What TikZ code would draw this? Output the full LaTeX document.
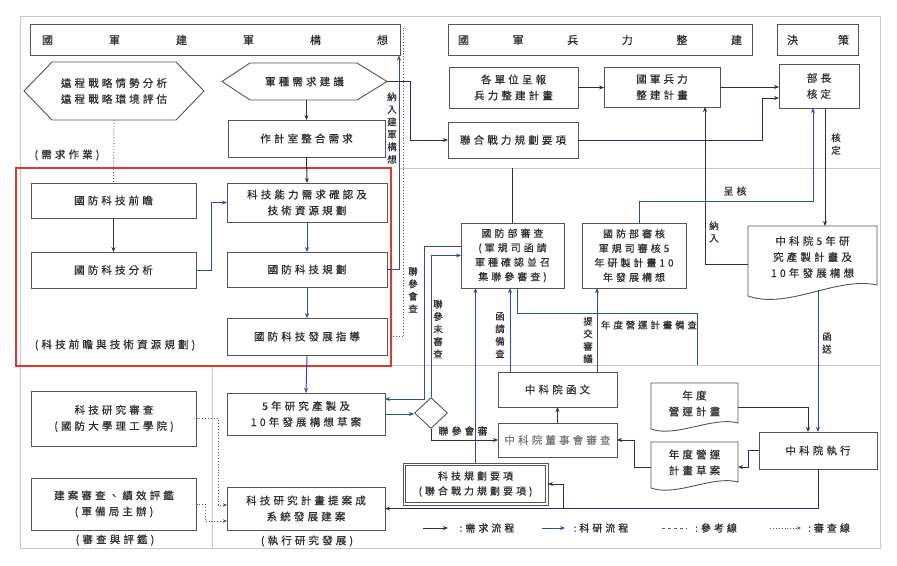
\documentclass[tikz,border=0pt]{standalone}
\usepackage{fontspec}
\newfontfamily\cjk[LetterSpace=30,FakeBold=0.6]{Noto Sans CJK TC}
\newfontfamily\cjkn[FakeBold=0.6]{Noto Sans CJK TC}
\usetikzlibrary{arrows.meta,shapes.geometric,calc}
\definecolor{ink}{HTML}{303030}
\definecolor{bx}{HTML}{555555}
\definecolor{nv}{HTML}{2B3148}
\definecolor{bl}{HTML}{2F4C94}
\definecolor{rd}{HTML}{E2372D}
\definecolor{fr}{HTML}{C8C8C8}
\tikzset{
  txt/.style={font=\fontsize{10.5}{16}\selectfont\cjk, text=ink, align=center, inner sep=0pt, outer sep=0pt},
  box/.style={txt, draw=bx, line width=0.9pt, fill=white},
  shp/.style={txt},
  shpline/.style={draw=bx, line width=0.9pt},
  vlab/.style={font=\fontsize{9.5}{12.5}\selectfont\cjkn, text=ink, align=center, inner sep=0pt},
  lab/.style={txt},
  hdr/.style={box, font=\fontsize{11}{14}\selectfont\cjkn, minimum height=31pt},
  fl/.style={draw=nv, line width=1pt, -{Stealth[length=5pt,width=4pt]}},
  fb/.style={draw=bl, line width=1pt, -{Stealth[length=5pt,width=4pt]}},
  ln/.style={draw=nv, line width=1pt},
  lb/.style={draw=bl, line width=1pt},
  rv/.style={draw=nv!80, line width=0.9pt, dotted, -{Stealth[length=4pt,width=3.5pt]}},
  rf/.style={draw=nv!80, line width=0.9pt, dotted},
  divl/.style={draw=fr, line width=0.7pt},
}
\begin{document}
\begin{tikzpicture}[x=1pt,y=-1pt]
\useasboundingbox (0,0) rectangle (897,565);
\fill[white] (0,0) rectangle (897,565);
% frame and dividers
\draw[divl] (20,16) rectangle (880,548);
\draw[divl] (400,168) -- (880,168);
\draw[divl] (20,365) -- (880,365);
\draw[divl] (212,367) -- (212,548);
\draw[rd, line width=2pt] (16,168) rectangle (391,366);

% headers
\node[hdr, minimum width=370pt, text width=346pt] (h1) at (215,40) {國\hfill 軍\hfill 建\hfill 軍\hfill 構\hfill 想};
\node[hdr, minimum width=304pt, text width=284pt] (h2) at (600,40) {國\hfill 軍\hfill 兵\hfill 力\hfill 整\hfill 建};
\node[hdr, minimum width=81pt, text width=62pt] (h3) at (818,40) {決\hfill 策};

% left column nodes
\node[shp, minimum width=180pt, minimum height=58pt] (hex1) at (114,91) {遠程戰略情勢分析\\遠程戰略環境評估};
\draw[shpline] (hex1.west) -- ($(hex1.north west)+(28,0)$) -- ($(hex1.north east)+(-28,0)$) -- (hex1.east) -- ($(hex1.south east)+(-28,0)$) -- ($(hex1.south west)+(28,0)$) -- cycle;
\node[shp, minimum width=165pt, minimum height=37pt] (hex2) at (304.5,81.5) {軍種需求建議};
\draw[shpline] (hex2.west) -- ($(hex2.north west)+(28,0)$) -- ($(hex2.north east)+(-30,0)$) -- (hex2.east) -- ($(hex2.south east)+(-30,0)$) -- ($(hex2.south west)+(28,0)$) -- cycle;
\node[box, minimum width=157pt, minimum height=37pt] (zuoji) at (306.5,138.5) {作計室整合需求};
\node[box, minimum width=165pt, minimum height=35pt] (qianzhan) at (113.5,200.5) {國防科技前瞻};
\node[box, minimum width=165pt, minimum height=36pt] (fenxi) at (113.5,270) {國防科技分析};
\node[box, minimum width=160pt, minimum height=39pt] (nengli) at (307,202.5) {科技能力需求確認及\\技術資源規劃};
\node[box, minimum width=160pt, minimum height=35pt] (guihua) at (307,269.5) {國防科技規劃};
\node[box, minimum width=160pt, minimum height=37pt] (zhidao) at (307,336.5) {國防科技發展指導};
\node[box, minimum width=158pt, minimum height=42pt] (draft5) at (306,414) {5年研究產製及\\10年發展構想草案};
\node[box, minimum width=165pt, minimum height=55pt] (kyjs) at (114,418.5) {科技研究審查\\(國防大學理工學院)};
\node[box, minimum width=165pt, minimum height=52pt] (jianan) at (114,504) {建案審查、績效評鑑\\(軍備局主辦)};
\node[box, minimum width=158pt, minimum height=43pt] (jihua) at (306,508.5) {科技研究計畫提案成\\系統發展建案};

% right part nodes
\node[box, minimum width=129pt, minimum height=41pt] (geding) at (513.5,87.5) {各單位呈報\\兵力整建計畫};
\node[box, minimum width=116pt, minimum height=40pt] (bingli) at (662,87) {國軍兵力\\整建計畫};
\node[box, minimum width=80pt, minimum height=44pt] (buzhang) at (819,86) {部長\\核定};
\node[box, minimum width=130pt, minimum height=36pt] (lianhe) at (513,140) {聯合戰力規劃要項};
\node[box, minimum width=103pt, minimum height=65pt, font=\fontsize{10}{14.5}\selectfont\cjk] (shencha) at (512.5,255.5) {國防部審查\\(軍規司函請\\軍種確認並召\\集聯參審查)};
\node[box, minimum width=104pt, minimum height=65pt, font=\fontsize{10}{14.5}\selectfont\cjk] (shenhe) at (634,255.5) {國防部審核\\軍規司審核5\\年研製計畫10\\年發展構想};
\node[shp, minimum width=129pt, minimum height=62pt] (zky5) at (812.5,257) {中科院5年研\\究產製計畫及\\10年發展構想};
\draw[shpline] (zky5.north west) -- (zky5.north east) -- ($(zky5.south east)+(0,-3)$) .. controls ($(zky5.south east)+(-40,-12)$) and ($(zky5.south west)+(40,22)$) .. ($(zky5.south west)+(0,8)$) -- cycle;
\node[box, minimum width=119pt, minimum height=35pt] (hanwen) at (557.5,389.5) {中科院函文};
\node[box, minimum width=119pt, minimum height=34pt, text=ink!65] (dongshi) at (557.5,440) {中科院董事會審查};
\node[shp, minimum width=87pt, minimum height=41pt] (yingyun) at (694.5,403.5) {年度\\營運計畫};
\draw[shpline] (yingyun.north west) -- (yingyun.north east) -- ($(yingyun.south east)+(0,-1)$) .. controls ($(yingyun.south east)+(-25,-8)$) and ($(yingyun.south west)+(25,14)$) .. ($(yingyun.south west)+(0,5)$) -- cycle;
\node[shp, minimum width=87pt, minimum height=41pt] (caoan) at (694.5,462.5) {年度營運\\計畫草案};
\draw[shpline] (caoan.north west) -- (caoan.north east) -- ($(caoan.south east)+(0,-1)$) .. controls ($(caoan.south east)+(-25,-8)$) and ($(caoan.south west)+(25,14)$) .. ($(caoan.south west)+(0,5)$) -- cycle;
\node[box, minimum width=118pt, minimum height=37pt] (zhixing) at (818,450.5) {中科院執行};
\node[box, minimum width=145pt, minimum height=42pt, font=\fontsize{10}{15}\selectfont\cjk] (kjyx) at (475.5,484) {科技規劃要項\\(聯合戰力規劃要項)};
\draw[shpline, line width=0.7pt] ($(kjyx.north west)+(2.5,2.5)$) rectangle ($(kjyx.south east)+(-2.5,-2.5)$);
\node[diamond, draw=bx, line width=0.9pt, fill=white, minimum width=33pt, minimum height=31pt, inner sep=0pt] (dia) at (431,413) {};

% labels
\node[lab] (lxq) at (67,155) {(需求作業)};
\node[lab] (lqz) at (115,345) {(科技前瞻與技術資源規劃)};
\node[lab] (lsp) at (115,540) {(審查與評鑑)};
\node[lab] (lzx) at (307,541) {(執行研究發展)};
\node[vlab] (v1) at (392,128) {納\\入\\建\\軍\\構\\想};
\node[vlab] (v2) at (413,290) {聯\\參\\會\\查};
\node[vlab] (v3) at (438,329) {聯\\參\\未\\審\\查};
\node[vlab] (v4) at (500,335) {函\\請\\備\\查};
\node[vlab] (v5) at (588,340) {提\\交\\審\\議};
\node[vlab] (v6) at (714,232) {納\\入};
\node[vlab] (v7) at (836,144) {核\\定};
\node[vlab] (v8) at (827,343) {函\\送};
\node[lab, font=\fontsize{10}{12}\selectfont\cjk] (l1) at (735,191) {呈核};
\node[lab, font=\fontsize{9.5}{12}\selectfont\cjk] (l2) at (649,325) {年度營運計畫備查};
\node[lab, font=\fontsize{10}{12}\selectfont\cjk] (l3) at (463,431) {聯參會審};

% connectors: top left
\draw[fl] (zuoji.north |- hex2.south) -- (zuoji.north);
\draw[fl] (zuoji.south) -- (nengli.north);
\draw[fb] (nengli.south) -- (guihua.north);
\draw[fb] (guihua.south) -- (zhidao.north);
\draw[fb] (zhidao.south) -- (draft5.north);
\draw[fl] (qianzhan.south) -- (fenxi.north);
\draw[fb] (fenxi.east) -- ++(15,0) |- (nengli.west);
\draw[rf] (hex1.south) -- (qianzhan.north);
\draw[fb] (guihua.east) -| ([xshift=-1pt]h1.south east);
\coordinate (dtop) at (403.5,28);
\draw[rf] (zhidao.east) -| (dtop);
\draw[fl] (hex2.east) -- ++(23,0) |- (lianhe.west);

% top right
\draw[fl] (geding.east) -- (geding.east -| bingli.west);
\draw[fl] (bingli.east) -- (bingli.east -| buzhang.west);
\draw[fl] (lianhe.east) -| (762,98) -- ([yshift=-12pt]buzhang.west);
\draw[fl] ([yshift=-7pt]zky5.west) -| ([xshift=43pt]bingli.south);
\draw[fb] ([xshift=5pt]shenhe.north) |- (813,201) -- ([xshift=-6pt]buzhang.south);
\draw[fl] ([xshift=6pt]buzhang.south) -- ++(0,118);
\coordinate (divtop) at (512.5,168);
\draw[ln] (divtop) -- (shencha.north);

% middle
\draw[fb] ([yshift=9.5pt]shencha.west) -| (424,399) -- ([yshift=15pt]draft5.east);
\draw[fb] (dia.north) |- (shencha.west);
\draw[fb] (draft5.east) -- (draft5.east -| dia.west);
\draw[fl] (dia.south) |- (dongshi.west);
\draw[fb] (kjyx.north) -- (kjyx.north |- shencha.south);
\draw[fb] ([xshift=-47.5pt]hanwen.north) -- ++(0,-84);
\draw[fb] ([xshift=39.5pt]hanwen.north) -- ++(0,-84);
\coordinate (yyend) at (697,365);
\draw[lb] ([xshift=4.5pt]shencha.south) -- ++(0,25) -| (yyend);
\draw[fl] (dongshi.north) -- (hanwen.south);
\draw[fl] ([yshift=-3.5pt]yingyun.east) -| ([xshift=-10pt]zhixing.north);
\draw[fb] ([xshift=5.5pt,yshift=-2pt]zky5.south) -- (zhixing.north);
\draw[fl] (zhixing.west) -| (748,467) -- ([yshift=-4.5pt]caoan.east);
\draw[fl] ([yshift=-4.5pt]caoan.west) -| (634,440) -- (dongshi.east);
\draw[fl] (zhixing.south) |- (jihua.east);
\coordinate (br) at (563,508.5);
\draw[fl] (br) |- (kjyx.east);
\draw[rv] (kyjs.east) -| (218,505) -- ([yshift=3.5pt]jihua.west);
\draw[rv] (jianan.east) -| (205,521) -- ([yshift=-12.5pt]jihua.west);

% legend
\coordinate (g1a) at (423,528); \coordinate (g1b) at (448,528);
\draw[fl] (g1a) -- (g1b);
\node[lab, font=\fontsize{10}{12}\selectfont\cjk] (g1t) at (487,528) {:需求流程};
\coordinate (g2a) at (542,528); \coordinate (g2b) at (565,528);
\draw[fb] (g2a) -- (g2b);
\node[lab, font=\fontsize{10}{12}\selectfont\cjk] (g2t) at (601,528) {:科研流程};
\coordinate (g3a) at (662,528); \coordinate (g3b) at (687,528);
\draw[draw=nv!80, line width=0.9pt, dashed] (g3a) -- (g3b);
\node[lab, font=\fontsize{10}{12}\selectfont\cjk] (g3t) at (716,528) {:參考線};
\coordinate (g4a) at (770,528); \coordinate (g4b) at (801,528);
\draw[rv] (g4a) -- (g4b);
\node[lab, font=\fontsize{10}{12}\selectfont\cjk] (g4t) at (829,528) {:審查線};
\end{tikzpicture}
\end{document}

▬▬▬

Please repeat exactly the data above from its first line to the line that contains "(16,168) rectangle (391,366);", inclusive, and leave every picture out.

> WRITTEN ANSWER
What TikZ code would draw this? Output the full LaTeX document.
\documentclass[tikz,border=0pt]{standalone}
\usepackage{fontspec}
\newfontfamily\cjk[LetterSpace=30,FakeBold=0.6]{Noto Sans CJK TC}
\newfontfamily\cjkn[FakeBold=0.6]{Noto Sans CJK TC}
\usetikzlibrary{arrows.meta,shapes.geometric,calc}
\definecolor{ink}{HTML}{303030}
\definecolor{bx}{HTML}{555555}
\definecolor{nv}{HTML}{2B3148}
\definecolor{bl}{HTML}{2F4C94}
\definecolor{rd}{HTML}{E2372D}
\definecolor{fr}{HTML}{C8C8C8}
\tikzset{
  txt/.style={font=\fontsize{10.5}{16}\selectfont\cjk, text=ink, align=center, inner sep=0pt, outer sep=0pt},
  box/.style={txt, draw=bx, line width=0.9pt, fill=white},
  shp/.style={txt},
  shpline/.style={draw=bx, line width=0.9pt},
  vlab/.style={font=\fontsize{9.5}{12.5}\selectfont\cjkn, text=ink, align=center, inner sep=0pt},
  lab/.style={txt},
  hdr/.style={box, font=\fontsize{11}{14}\selectfont\cjkn, minimum height=31pt},
  fl/.style={draw=nv, line width=1pt, -{Stealth[length=5pt,width=4pt]}},
  fb/.style={draw=bl, line width=1pt, -{Stealth[length=5pt,width=4pt]}},
  ln/.style={draw=nv, line width=1pt},
  lb/.style={draw=bl, line width=1pt},
  rv/.style={draw=nv!80, line width=0.9pt, dotted, -{Stealth[length=4pt,width=3.5pt]}},
  rf/.style={draw=nv!80, line width=0.9pt, dotted},
  divl/.style={draw=fr, line width=0.7pt},
}
\begin{document}
\begin{tikzpicture}[x=1pt,y=-1pt]
\useasboundingbox (0,0) rectangle (897,565);
\fill[white] (0,0) rectangle (897,565);
% frame and dividers
\draw[divl] (20,16) rectangle (880,548);
\draw[divl] (400,168) -- (880,168);
\draw[divl] (20,365) -- (880,365);
\draw[divl] (212,367) -- (212,548);
\draw[rd, line width=2pt] (16,168) rectangle (391,366);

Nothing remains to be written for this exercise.